Interpreting the role of ideology in Myanmar's revolutionary situation

Event details

PSC Seminar Series

Date & time

Tuesday 14 June 2022


Zoom & PSC Seminar Room


Nick Ross


Maxine McArthur

When Myanmar’s military deposed a semi-civilian government about to resume office in February 2021 after an election the previous November, some observers viewed this as taking the country back into an all-too-familiar pattern of autocracy, disciplined democracy, and resistance.

However, resistance to this coup has been on a scale, diversity and intensity that has not been seen in Myanmar’s recent history. Armed opposition groups have risen throughout the country, and fighting has penetrated areas that had for decades been firmly under central government control. The exiled National Unity Government has, in another break with the past, declared a people’s “defensive war”, a war that for many participants and supporters is revolutionary.

Taking seriously the claim that the resistance to the February 2020 coup in Myanmar is a revolution, my question for this thesis proposal seminar is: how do people resisting military dictatorship in Myanmar construct and experience revolutionary ideology? The question has two parts. First, how are ideological possibilities limited and expanded in revolutionary situations? Second, how does ideology animate political action or inaction in revolutions—and what does attention to it reveal of revolutionary practise more generally?

The study of revolutions has tended to take ideology as either a fixed identity marker for individuals and factions or an epiphenomenon of structural conditions. Instead, I want to consider how in, a revolutionary situation, ideologies are transformed from within – and explore whether this process of ideological realignment may be the distinctive development that makes revolution possible. This will allow me to attend to certain epistemic and strategic questions that confront revolutionary projects: namely, how do those involved recognize a revolutionary situation when it emerges, and how do they recognize what strategies and tactics are thinkable?

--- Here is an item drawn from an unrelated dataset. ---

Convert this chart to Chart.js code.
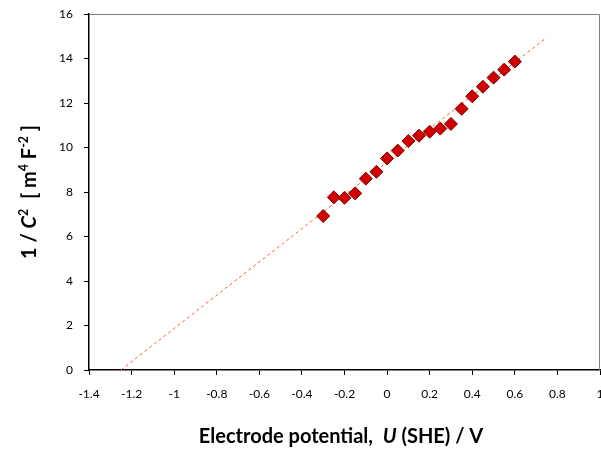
<!DOCTYPE html>
<html>
<head>
<meta charset="utf-8">
<script src="https://cdn.jsdelivr.net/npm/chart.js@4/dist/chart.umd.min.js"></script>
<style>
  html, body { margin: 0; padding: 0; background: #fff; }
  #wrap { width: 601px; height: 449px; position: relative; }
</style>
</head>
<body>
<div id="wrap"><canvas id="mottChart"></canvas></div>
<script>
// Mott-Schottky data: potential (V vs SHE) and 1/C^2
const potential = [-0.3, -0.25, -0.2, -0.15, -0.1, -0.05, 0, 0.05, 0.1, 0.15, 0.2, 0.25, 0.3, 0.35, 0.4, 0.45, 0.5, 0.55, 0.6];
const invCapSq = [6.92, 7.76, 7.74, 7.94, 8.6, 8.91, 9.51, 9.86, 10.29, 10.53, 10.71, 10.85, 11.06, 11.74, 12.3, 12.73, 13.14, 13.5, 13.86];

// linear fit line (extrapolated to the x intercept)
const fitX = [-1.25, 0.75];
const fitY = [0, 14.95];

const xTicks = [-1.4, -1.2, -1, -0.8, -0.6, -0.4, -0.2, 0, 0.2, 0.4, 0.6, 0.8, 1];
const yTicks = [0, 2, 4, 6, 8, 10, 12, 14, 16];

const FONT = 'Lato, Calibri, "Open Sans", sans-serif';

// axis titles with italic symbols and superscripts
function drawRich(ctx, parts, size) {
    let w = 0;
    parts.forEach(p => {
        const fs = p.sup ? size * 0.62 : size;
        ctx.font = (p.it ? 'italic ' : '') + 'bold ' + fs + 'px ' + FONT;
        p.w = ctx.measureText(p.t).width;
        w += p.w;
    });
    let x = -w / 2;
    parts.forEach(p => {
        const fs = p.sup ? size * 0.62 : size;
        ctx.font = (p.it ? 'italic ' : '') + 'bold ' + fs + 'px ' + FONT;
        ctx.fillText(p.t, x, p.sup ? -size * 0.38 : 0);
        x += p.w;
    });
}

const titlesPlugin = {
    id: 'titles',
    afterDraw(chart) {
        const ctx = chart.ctx;
        const a = chart.chartArea;
        ctx.save();
        // frame top/right
        ctx.strokeStyle = '#7f7f7f';
        ctx.lineWidth = 1;
        ctx.beginPath();
        ctx.moveTo(a.left, a.top + 0.5);
        ctx.lineTo(a.right - 0.5, a.top + 0.5);
        ctx.lineTo(a.right - 0.5, a.bottom);
        ctx.stroke();

        ctx.fillStyle = '#000';
        ctx.textBaseline = 'alphabetic';
        ctx.save();
        ctx.translate(341, 443);
        drawRich(ctx, [
            { t: 'Electrode potential,  ' },
            { t: 'U', it: true },
            { t: ' (SHE) / V' }
        ], 20);
        ctx.restore();

        ctx.save();
        ctx.translate(36, 192);
        ctx.rotate(-Math.PI / 2);
        drawRich(ctx, [
            { t: '1 / ' },
            { t: 'C', it: true },
            { t: '2', sup: true },
            { t: '  [ m' },
            { t: '4', sup: true },
            { t: ' F' },
            { t: '-2', sup: true },
            { t: ' ]' }
        ], 20);
        ctx.restore();
        ctx.restore();
    }
};

const fmt = v => String(Math.round(v * 10) / 10);

const ctx = document.getElementById('mottChart').getContext('2d');
const mottChart = new Chart(ctx, {
    type: 'scatter',
    data: {
        datasets: [{
            label: 'Fit',
            type: 'line',
            data: fitX.map((x, i) => ({ x: x, y: fitY[i] })),
            borderColor: '#ff5a2a',
            borderWidth: 1,
            borderDash: [3, 3],
            pointRadius: 0,
            fill: false,
            order: 2
        }, {
            label: '1/C2',
            data: potential.map((x, i) => ({ x: x, y: invCapSq[i] })),
            pointStyle: 'rectRot',
            pointRadius: 6.5,
            pointHoverRadius: 6.5,
            backgroundColor: '#d00000',
            borderColor: '#7a0000',
            borderWidth: 1,
            order: 1
        }]
    },
    options: {
        responsive: true,
        maintainAspectRatio: false,
        animation: false,
        layout: { autoPadding: false, padding: { top: 14, right: 1, left: 0, bottom: 0 } },
        plugins: {
            legend: { display: false },
            tooltip: { enabled: false }
        },
        scales: {
            x: {
                type: 'linear',
                min: -1.4,
                max: 1,
                afterBuildTicks: s => { s.ticks = xTicks.map(v => ({ value: v })); },
                afterFit: s => { s.height = 449 - 370; s.paddingLeft = 0; s.paddingRight = 0; },
                ticks: { color: '#000', font: { family: FONT, size: 12 }, padding: 12, maxRotation: 0, autoSkip: false, callback: fmt },
                grid: { drawOnChartArea: false, color: '#000', tickLength: 5, tickWidth: 1 },
                border: { color: '#000', width: 1.5 }
            },
            y: {
                type: 'linear',
                min: 0,
                max: 16,
                afterBuildTicks: s => { s.ticks = yTicks.map(v => ({ value: v })); },
                afterFit: s => { s.width = 89; s.paddingTop = 0; s.paddingBottom = 0; },
                ticks: { color: '#000', font: { family: FONT, size: 12 }, padding: 11, callback: fmt },
                grid: { drawOnChartArea: false, color: '#000', tickLength: 5, tickWidth: 1 },
                border: { color: '#000', width: 1.5 }
            }
        }
    },
    plugins: [titlesPlugin]
});
</script>
</body>
</html>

In this seminar, in addition to giving an overview of the major developments in Myanmar since the coup, I will discuss the significance of my research question and outline my proposed theoretical and methodological approaches to this inquiry into revolutionary ideology, data generation strategies and methods, research sites, and ethical and security considerations.

Nick Ross is a PhD student in Political and Social Change. His current research focuses on the revolution in Myanmar, ideology and revolutionary ideology. He has worked with civil society and opposition movements engaged in peace processes and political transitions and has published on the topic of rebel authority and governance, inclusion, and process design in peace negotiations in Civil Wars and International Negotiation, and for the Overseas Development Institute.